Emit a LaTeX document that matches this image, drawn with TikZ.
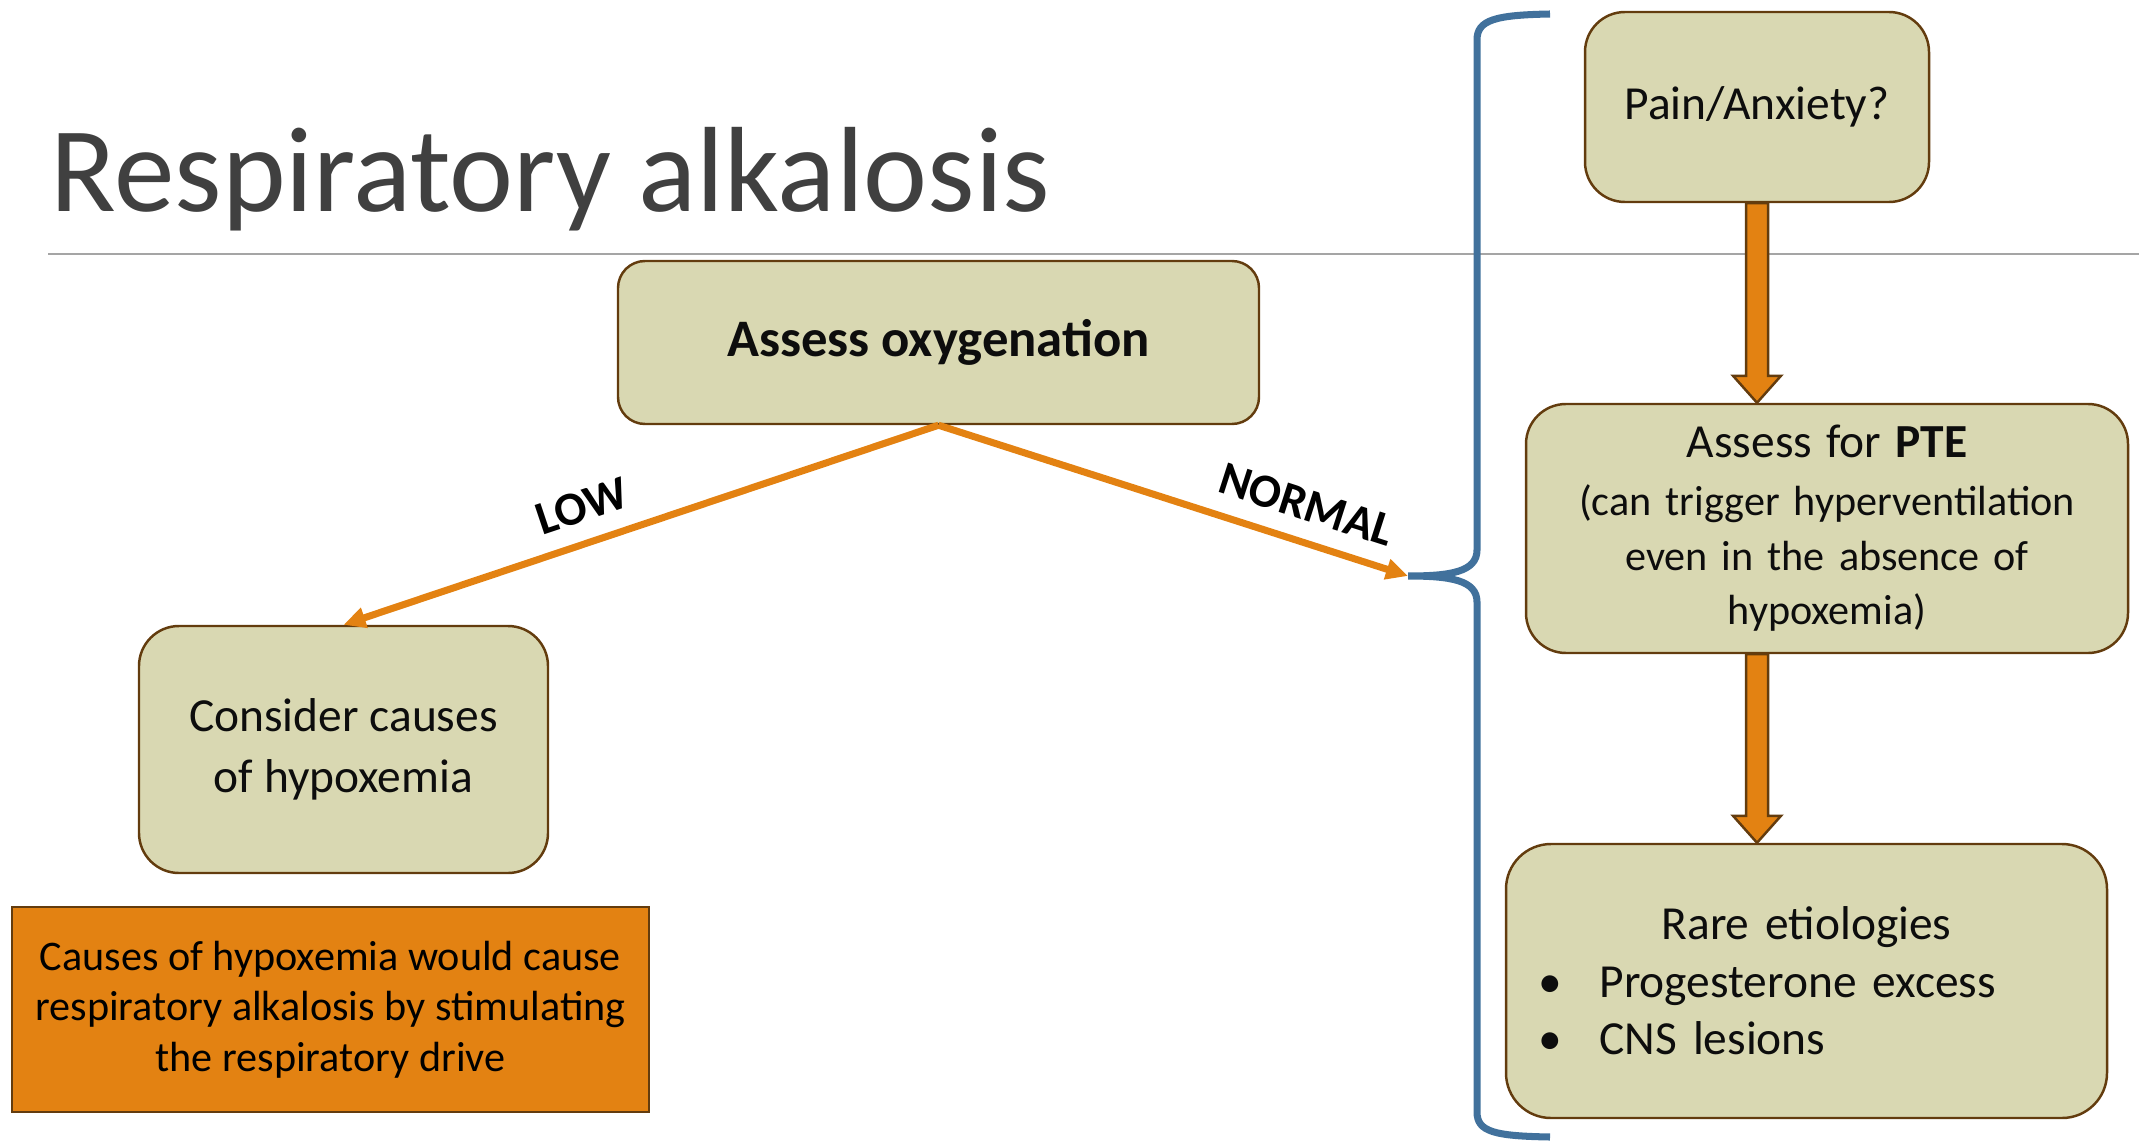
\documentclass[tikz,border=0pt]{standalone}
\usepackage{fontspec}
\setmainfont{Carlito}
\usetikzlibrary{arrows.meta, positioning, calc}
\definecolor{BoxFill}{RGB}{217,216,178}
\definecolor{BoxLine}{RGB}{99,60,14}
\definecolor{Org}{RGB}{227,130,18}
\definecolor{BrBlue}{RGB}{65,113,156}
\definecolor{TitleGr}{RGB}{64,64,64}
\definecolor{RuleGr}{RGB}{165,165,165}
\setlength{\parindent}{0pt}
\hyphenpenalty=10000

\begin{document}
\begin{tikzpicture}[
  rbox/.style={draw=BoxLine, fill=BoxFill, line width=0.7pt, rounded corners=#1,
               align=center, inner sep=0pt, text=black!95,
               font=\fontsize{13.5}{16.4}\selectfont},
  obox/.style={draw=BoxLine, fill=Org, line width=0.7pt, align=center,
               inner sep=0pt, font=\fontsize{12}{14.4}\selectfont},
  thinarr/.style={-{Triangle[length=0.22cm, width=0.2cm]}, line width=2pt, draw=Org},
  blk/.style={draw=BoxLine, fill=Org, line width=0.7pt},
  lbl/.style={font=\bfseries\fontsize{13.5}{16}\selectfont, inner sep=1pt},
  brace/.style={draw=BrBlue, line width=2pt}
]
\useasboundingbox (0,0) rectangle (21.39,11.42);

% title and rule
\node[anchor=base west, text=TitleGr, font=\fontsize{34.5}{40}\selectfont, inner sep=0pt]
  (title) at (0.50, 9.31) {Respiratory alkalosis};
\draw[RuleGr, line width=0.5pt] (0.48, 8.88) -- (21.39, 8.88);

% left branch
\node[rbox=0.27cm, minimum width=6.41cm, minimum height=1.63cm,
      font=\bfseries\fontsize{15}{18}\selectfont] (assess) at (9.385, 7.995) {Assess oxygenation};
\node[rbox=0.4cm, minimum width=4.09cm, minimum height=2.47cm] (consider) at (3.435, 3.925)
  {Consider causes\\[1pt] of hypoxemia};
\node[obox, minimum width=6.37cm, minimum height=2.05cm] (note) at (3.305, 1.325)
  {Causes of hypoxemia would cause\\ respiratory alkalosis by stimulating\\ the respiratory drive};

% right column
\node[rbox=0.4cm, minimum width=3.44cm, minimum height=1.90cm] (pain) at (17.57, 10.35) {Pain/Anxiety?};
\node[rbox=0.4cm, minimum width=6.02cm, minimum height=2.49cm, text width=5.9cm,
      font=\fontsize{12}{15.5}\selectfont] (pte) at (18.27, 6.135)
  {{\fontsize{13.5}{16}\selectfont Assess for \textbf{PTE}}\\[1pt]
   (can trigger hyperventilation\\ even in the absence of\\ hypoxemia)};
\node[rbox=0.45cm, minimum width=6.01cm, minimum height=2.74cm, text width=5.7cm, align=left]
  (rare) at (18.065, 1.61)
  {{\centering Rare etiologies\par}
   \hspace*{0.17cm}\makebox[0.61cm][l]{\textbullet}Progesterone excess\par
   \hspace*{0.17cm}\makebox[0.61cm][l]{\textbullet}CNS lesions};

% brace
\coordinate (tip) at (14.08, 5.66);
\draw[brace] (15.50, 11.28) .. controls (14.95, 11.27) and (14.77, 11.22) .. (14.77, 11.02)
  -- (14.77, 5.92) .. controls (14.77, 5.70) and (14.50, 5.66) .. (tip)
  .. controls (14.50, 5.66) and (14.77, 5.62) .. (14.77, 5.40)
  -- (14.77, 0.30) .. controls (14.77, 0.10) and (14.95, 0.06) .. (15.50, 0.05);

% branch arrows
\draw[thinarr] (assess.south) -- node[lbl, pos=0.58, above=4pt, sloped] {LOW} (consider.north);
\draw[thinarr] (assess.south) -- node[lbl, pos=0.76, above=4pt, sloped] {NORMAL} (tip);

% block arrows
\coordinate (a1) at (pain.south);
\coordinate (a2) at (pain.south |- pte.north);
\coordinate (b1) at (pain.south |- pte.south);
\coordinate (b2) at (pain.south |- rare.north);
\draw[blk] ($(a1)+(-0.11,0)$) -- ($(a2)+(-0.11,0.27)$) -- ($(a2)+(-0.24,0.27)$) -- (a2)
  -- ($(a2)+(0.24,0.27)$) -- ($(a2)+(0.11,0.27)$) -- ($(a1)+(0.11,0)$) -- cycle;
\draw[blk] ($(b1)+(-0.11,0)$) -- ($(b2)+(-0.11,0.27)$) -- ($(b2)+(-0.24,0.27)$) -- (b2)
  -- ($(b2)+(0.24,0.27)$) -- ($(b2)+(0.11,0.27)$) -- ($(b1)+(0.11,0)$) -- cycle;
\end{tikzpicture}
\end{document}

▸ Problem: Reproduce the full listing faithfully, but do not carry over any pictures.

▸ Solution for this exercise:
Emit a LaTeX document that matches this image, drawn with TikZ.
\documentclass[tikz,border=0pt]{standalone}
\usepackage{fontspec}
\setmainfont{Carlito}
\usetikzlibrary{arrows.meta, positioning, calc}
\definecolor{BoxFill}{RGB}{217,216,178}
\definecolor{BoxLine}{RGB}{99,60,14}
\definecolor{Org}{RGB}{227,130,18}
\definecolor{BrBlue}{RGB}{65,113,156}
\definecolor{TitleGr}{RGB}{64,64,64}
\definecolor{RuleGr}{RGB}{165,165,165}
\setlength{\parindent}{0pt}
\hyphenpenalty=10000

\begin{document}
\begin{tikzpicture}[
  rbox/.style={draw=BoxLine, fill=BoxFill, line width=0.7pt, rounded corners=#1,
               align=center, inner sep=0pt, text=black!95,
               font=\fontsize{13.5}{16.4}\selectfont},
  obox/.style={draw=BoxLine, fill=Org, line width=0.7pt, align=center,
               inner sep=0pt, font=\fontsize{12}{14.4}\selectfont},
  thinarr/.style={-{Triangle[length=0.22cm, width=0.2cm]}, line width=2pt, draw=Org},
  blk/.style={draw=BoxLine, fill=Org, line width=0.7pt},
  lbl/.style={font=\bfseries\fontsize{13.5}{16}\selectfont, inner sep=1pt},
  brace/.style={draw=BrBlue, line width=2pt}
]
\useasboundingbox (0,0) rectangle (21.39,11.42);

% title and rule
\node[anchor=base west, text=TitleGr, font=\fontsize{34.5}{40}\selectfont, inner sep=0pt]
  (title) at (0.50, 9.31) {Respiratory alkalosis};
\draw[RuleGr, line width=0.5pt] (0.48, 8.88) -- (21.39, 8.88);

% left branch
\node[rbox=0.27cm, minimum width=6.41cm, minimum height=1.63cm,
      font=\bfseries\fontsize{15}{18}\selectfont] (assess) at (9.385, 7.995) {Assess oxygenation};
\node[rbox=0.4cm, minimum width=4.09cm, minimum height=2.47cm] (consider) at (3.435, 3.925)
  {Consider causes\\[1pt] of hypoxemia};
\node[obox, minimum width=6.37cm, minimum height=2.05cm] (note) at (3.305, 1.325)
  {Causes of hypoxemia would cause\\ respiratory alkalosis by stimulating\\ the respiratory drive};

% right column
\node[rbox=0.4cm, minimum width=3.44cm, minimum height=1.90cm] (pain) at (17.57, 10.35) {Pain/Anxiety?};
\node[rbox=0.4cm, minimum width=6.02cm, minimum height=2.49cm, text width=5.9cm,
      font=\fontsize{12}{15.5}\selectfont] (pte) at (18.27, 6.135)
  {{\fontsize{13.5}{16}\selectfont Assess for \textbf{PTE}}\\[1pt]
   (can trigger hyperventilation\\ even in the absence of\\ hypoxemia)};
\node[rbox=0.45cm, minimum width=6.01cm, minimum height=2.74cm, text width=5.7cm, align=left]
  (rare) at (18.065, 1.61)
  {{\centering Rare etiologies\par}
   \hspace*{0.17cm}\makebox[0.61cm][l]{\textbullet}Progesterone excess\par
   \hspace*{0.17cm}\makebox[0.61cm][l]{\textbullet}CNS lesions};

% brace
\coordinate (tip) at (14.08, 5.66);
\draw[brace] (15.50, 11.28) .. controls (14.95, 11.27) and (14.77, 11.22) .. (14.77, 11.02)
  -- (14.77, 5.92) .. controls (14.77, 5.70) and (14.50, 5.66) .. (tip)
  .. controls (14.50, 5.66) and (14.77, 5.62) .. (14.77, 5.40)
  -- (14.77, 0.30) .. controls (14.77, 0.10) and (14.95, 0.06) .. (15.50, 0.05);

% branch arrows
\draw[thinarr] (assess.south) -- node[lbl, pos=0.58, above=4pt, sloped] {LOW} (consider.north);
\draw[thinarr] (assess.south) -- node[lbl, pos=0.76, above=4pt, sloped] {NORMAL} (tip);

% block arrows
\coordinate (a1) at (pain.south);
\coordinate (a2) at (pain.south |- pte.north);
\coordinate (b1) at (pain.south |- pte.south);
\coordinate (b2) at (pain.south |- rare.north);
\draw[blk] ($(a1)+(-0.11,0)$) -- ($(a2)+(-0.11,0.27)$) -- ($(a2)+(-0.24,0.27)$) -- (a2)
  -- ($(a2)+(0.24,0.27)$) -- ($(a2)+(0.11,0.27)$) -- ($(a1)+(0.11,0)$) -- cycle;
\draw[blk] ($(b1)+(-0.11,0)$) -- ($(b2)+(-0.11,0.27)$) -- ($(b2)+(-0.24,0.27)$) -- (b2)
  -- ($(b2)+(0.24,0.27)$) -- ($(b2)+(0.11,0.27)$) -- ($(b1)+(0.11,0)$) -- cycle;
\end{tikzpicture}
\end{document}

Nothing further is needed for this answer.